---- Supplied material

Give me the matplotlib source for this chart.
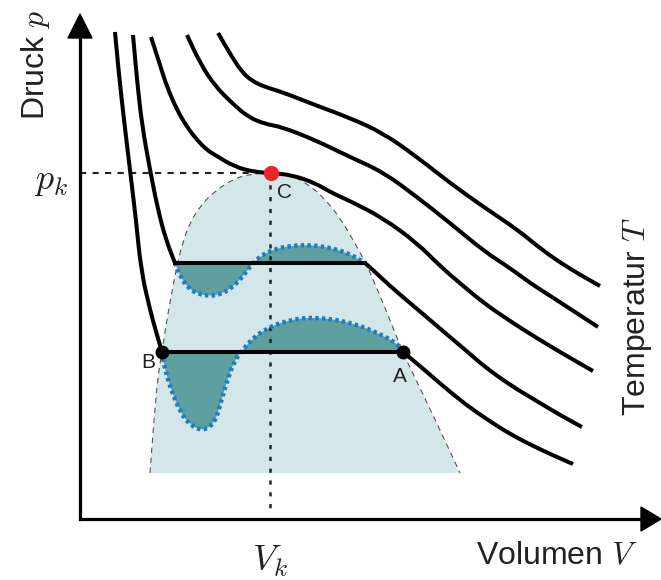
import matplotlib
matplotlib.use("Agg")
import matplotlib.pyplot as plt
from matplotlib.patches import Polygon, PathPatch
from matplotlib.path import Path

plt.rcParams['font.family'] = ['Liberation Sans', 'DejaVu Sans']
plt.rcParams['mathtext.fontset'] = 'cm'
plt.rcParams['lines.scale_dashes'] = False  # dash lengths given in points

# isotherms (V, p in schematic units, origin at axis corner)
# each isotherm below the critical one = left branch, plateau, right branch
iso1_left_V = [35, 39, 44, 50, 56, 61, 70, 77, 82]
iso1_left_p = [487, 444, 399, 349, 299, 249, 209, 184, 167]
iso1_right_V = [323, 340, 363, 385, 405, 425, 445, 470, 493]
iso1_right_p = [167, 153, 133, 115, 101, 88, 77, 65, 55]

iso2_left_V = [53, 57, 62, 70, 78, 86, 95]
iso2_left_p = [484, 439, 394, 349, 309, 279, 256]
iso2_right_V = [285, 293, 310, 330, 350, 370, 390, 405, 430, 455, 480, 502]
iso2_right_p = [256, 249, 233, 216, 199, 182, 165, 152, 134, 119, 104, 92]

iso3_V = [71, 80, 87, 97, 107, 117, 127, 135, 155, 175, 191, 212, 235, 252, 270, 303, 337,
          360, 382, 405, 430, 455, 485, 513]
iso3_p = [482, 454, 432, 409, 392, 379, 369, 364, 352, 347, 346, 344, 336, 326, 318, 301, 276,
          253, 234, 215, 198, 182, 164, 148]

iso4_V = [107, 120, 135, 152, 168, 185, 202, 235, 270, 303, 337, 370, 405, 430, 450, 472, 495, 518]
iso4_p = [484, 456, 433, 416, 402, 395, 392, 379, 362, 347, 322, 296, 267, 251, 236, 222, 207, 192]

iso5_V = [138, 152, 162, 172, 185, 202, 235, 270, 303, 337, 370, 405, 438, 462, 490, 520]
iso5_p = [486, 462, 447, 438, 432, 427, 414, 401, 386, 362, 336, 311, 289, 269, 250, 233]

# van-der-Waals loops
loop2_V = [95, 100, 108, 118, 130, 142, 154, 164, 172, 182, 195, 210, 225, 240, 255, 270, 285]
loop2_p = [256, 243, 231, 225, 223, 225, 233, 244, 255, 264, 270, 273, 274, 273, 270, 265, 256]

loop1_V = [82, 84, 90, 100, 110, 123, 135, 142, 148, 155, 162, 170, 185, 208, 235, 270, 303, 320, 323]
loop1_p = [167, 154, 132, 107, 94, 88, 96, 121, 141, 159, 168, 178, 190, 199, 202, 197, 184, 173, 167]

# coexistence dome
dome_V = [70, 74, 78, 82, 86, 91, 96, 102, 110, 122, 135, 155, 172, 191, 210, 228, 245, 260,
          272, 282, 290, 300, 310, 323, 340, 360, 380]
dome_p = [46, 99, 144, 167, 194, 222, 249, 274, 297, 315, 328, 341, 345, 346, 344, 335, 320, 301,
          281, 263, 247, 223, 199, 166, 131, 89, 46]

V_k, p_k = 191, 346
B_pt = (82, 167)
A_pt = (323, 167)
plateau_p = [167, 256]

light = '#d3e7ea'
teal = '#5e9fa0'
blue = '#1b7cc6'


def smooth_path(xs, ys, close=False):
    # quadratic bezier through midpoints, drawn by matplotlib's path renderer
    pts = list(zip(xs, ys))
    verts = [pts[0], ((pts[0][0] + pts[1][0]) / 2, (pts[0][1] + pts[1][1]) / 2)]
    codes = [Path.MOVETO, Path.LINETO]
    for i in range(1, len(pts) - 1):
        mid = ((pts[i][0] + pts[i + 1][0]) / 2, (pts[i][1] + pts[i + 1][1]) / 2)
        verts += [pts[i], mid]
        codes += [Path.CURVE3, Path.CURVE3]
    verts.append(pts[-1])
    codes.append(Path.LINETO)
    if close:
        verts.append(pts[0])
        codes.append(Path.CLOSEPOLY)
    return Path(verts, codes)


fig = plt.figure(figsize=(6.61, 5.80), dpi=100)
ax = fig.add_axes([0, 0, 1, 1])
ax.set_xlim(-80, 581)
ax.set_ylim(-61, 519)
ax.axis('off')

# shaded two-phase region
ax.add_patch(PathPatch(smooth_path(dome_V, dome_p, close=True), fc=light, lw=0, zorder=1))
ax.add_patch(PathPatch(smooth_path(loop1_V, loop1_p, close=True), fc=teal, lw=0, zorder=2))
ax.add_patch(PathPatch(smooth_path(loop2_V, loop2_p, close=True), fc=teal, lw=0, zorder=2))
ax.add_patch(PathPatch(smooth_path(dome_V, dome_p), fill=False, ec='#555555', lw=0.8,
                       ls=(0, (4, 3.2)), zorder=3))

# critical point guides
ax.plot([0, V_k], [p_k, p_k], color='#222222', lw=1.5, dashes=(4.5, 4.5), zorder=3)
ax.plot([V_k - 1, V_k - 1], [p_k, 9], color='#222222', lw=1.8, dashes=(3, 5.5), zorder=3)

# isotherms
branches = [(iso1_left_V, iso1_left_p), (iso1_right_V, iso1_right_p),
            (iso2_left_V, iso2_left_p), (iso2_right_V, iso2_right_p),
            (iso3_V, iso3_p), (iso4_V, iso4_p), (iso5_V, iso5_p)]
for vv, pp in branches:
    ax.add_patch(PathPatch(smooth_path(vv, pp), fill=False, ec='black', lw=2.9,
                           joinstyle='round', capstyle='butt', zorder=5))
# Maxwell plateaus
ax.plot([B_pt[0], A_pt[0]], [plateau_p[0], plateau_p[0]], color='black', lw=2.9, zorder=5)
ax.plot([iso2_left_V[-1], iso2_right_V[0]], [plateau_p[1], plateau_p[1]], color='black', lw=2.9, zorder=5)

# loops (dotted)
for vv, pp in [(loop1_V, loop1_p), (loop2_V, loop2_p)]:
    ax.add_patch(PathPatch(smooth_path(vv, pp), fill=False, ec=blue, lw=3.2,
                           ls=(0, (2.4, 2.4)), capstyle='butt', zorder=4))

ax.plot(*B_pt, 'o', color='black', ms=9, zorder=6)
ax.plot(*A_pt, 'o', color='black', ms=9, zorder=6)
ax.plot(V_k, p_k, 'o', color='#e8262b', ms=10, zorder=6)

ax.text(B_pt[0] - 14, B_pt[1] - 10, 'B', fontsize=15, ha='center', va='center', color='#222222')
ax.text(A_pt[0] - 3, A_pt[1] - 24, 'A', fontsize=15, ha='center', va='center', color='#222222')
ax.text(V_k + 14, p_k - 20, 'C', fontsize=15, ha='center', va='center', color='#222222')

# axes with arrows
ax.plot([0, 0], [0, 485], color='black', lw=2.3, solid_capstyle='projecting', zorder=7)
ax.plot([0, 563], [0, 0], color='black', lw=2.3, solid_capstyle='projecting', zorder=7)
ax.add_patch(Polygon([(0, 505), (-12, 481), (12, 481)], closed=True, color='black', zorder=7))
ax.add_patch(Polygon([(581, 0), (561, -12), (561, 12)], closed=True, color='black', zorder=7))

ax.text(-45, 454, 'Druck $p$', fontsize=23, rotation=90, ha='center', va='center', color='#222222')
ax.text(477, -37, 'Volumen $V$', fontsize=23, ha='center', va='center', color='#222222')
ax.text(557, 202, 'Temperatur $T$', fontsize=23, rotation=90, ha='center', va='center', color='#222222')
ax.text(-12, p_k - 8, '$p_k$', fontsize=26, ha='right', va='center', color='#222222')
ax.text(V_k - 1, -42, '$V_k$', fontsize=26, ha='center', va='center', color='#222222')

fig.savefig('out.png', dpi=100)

--------

_Set problem:_
Extract the full listing exactly, with the pictures left out.

_Exercise output:_
Give me the matplotlib source for this chart.
import matplotlib
matplotlib.use("Agg")
import matplotlib.pyplot as plt
from matplotlib.patches import Polygon, PathPatch
from matplotlib.path import Path

plt.rcParams['font.family'] = ['Liberation Sans', 'DejaVu Sans']
plt.rcParams['mathtext.fontset'] = 'cm'
plt.rcParams['lines.scale_dashes'] = False  # dash lengths given in points

# isotherms (V, p in schematic units, origin at axis corner)
# each isotherm below the critical one = left branch, plateau, right branch
iso1_left_V = [35, 39, 44, 50, 56, 61, 70, 77, 82]
iso1_left_p = [487, 444, 399, 349, 299, 249, 209, 184, 167]
iso1_right_V = [323, 340, 363, 385, 405, 425, 445, 470, 493]
iso1_right_p = [167, 153, 133, 115, 101, 88, 77, 65, 55]

iso2_left_V = [53, 57, 62, 70, 78, 86, 95]
iso2_left_p = [484, 439, 394, 349, 309, 279, 256]
iso2_right_V = [285, 293, 310, 330, 350, 370, 390, 405, 430, 455, 480, 502]
iso2_right_p = [256, 249, 233, 216, 199, 182, 165, 152, 134, 119, 104, 92]

iso3_V = [71, 80, 87, 97, 107, 117, 127, 135, 155, 175, 191, 212, 235, 252, 270, 303, 337,
          360, 382, 405, 430, 455, 485, 513]
iso3_p = [482, 454, 432, 409, 392, 379, 369, 364, 352, 347, 346, 344, 336, 326, 318, 301, 276,
          253, 234, 215, 198, 182, 164, 148]

iso4_V = [107, 120, 135, 152, 168, 185, 202, 235, 270, 303, 337, 370, 405, 430, 450, 472, 495, 518]
iso4_p = [484, 456, 433, 416, 402, 395, 392, 379, 362, 347, 322, 296, 267, 251, 236, 222, 207, 192]

iso5_V = [138, 152, 162, 172, 185, 202, 235, 270, 303, 337, 370, 405, 438, 462, 490, 520]
iso5_p = [486, 462, 447, 438, 432, 427, 414, 401, 386, 362, 336, 311, 289, 269, 250, 233]

# van-der-Waals loops
loop2_V = [95, 100, 108, 118, 130, 142, 154, 164, 172, 182, 195, 210, 225, 240, 255, 270, 285]
loop2_p = [256, 243, 231, 225, 223, 225, 233, 244, 255, 264, 270, 273, 274, 273, 270, 265, 256]

loop1_V = [82, 84, 90, 100, 110, 123, 135, 142, 148, 155, 162, 170, 185, 208, 235, 270, 303, 320, 323]
loop1_p = [167, 154, 132, 107, 94, 88, 96, 121, 141, 159, 168, 178, 190, 199, 202, 197, 184, 173, 167]

# coexistence dome
dome_V = [70, 74, 78, 82, 86, 91, 96, 102, 110, 122, 135, 155, 172, 191, 210, 228, 245, 260,
          272, 282, 290, 300, 310, 323, 340, 360, 380]
dome_p = [46, 99, 144, 167, 194, 222, 249, 274, 297, 315, 328, 341, 345, 346, 344, 335, 320, 301,
          281, 263, 247, 223, 199, 166, 131, 89, 46]

V_k, p_k = 191, 346
B_pt = (82, 167)
A_pt = (323, 167)
plateau_p = [167, 256]

light = '#d3e7ea'
teal = '#5e9fa0'
blue = '#1b7cc6'


def smooth_path(xs, ys, close=False):
    # quadratic bezier through midpoints, drawn by matplotlib's path renderer
    pts = list(zip(xs, ys))
    verts = [pts[0], ((pts[0][0] + pts[1][0]) / 2, (pts[0][1] + pts[1][1]) / 2)]
    codes = [Path.MOVETO, Path.LINETO]
    for i in range(1, len(pts) - 1):
        mid = ((pts[i][0] + pts[i + 1][0]) / 2, (pts[i][1] + pts[i + 1][1]) / 2)
        verts += [pts[i], mid]
        codes += [Path.CURVE3, Path.CURVE3]
    verts.append(pts[-1])
    codes.append(Path.LINETO)
    if close:
        verts.append(pts[0])
        codes.append(Path.CLOSEPOLY)
    return Path(verts, codes)


fig = plt.figure(figsize=(6.61, 5.80), dpi=100)
ax = fig.add_axes([0, 0, 1, 1])
ax.set_xlim(-80, 581)
ax.set_ylim(-61, 519)
ax.axis('off')

# shaded two-phase region
ax.add_patch(PathPatch(smooth_path(dome_V, dome_p, close=True), fc=light, lw=0, zorder=1))
ax.add_patch(PathPatch(smooth_path(loop1_V, loop1_p, close=True), fc=teal, lw=0, zorder=2))
ax.add_patch(PathPatch(smooth_path(loop2_V, loop2_p, close=True), fc=teal, lw=0, zorder=2))
ax.add_patch(PathPatch(smooth_path(dome_V, dome_p), fill=False, ec='#555555', lw=0.8,
                       ls=(0, (4, 3.2)), zorder=3))

# critical point guides
ax.plot([0, V_k], [p_k, p_k], color='#222222', lw=1.5, dashes=(4.5, 4.5), zorder=3)
ax.plot([V_k - 1, V_k - 1], [p_k, 9], color='#222222', lw=1.8, dashes=(3, 5.5), zorder=3)

# isotherms
branches = [(iso1_left_V, iso1_left_p), (iso1_right_V, iso1_right_p),
            (iso2_left_V, iso2_left_p), (iso2_right_V, iso2_right_p),
            (iso3_V, iso3_p), (iso4_V, iso4_p), (iso5_V, iso5_p)]
for vv, pp in branches:
    ax.add_patch(PathPatch(smooth_path(vv, pp), fill=False, ec='black', lw=2.9,
                           joinstyle='round', capstyle='butt', zorder=5))
# Maxwell plateaus
ax.plot([B_pt[0], A_pt[0]], [plateau_p[0], plateau_p[0]], color='black', lw=2.9, zorder=5)
ax.plot([iso2_left_V[-1], iso2_right_V[0]], [plateau_p[1], plateau_p[1]], color='black', lw=2.9, zorder=5)

# loops (dotted)
for vv, pp in [(loop1_V, loop1_p), (loop2_V, loop2_p)]:
    ax.add_patch(PathPatch(smooth_path(vv, pp), fill=False, ec=blue, lw=3.2,
                           ls=(0, (2.4, 2.4)), capstyle='butt', zorder=4))

ax.plot(*B_pt, 'o', color='black', ms=9, zorder=6)
ax.plot(*A_pt, 'o', color='black', ms=9, zorder=6)
ax.plot(V_k, p_k, 'o', color='#e8262b', ms=10, zorder=6)

ax.text(B_pt[0] - 14, B_pt[1] - 10, 'B', fontsize=15, ha='center', va='center', color='#222222')
ax.text(A_pt[0] - 3, A_pt[1] - 24, 'A', fontsize=15, ha='center', va='center', color='#222222')
ax.text(V_k + 14, p_k - 20, 'C', fontsize=15, ha='center', va='center', color='#222222')

# axes with arrows
ax.plot([0, 0], [0, 485], color='black', lw=2.3, solid_capstyle='projecting', zorder=7)
ax.plot([0, 563], [0, 0], color='black', lw=2.3, solid_capstyle='projecting', zorder=7)
ax.add_patch(Polygon([(0, 505), (-12, 481), (12, 481)], closed=True, color='black', zorder=7))
ax.add_patch(Polygon([(581, 0), (561, -12), (561, 12)], closed=True, color='black', zorder=7))

ax.text(-45, 454, 'Druck $p$', fontsize=23, rotation=90, ha='center', va='center', color='#222222')
ax.text(477, -37, 'Volumen $V$', fontsize=23, ha='center', va='center', color='#222222')
ax.text(557, 202, 'Temperatur $T$', fontsize=23, rotation=90, ha='center', va='center', color='#222222')
ax.text(-12, p_k - 8, '$p_k$', fontsize=26, ha='right', va='center', color='#222222')
ax.text(V_k - 1, -42, '$V_k$', fontsize=26, ha='center', va='center', color='#222222')

fig.savefig('out.png', dpi=100)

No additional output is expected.